Route map of day three in Uttarakhand
We checked into a beautiful Airbnb property in Nainital by 1330 hrs, a cute bedroom just perfect for two people. Our warm hosts (Rohan and Achla) with a sweet little angel helped us with some advice on what to do in Nainital. Rohan spoke with so much passion about the city and made us feel we needed to have extended the trip by another day or so. For lunch, we went to Anupam Restaurant in Bara Bazaar which serves one of the best Kumaoni Thali, and this is a must-try.

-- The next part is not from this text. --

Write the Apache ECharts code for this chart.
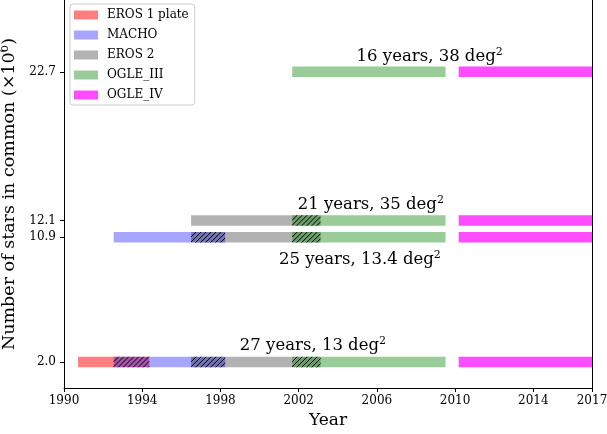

Tiffin Top is a famous touristy things to do in Nainital, which is a 5-6 km return and can be covered either by walk or on a horse. Two horses, Rani and Reshma took us to Dorothy Seat and a couple of other viewpoints. This will take about one to one and a half hours.
The Mall road is open for pedestrians at night. One can walk along the road to pick a restaurant from many for dinner. Gianni restaurant served us so-so food while we were told Purohit was a nice place to try.
Next morning, we left on our two-wheelers to see the snow viewpoint as the rope car starts only at 1030 hrs. As we had to leave to Kathgodam, we chose to also visit the Himalaya Darshan which I’m sure on clear days will look lovely with Nanda Devi and Trishul peaks looking stunning in all its glory.
The mango shaped Nainital lake viewpoint is on the way to Himalaya Darshan. Before leaving Nainital, we also visited the Governor’s House. Not every Raj Bhawan allows public inside, and we were delighted to know that the Raj Bhawan in Uttarakhand, which is located in Nainital is accessible, but with a guide. This Scottish looking building is nicely located within a golf course and huge green lawns all around.
As we bid goodbye to our hosts, we wanted to see if we could visit the Khurpatal Lake from the Sunset Point. Due to the heavy fog that day, we had to give it a pass.
With this, we wrapped our trip of Uttarakhand and reached Haldwani to return our bikes and catch the Shatabdi to NDLS. We reached New Delhi by 2100 hrs, checked into our hotel to catch the early morning flight to Chennai.
To more of Uttarakhand in the future, cheers and explore the beauty of this world, not tomorrow but today!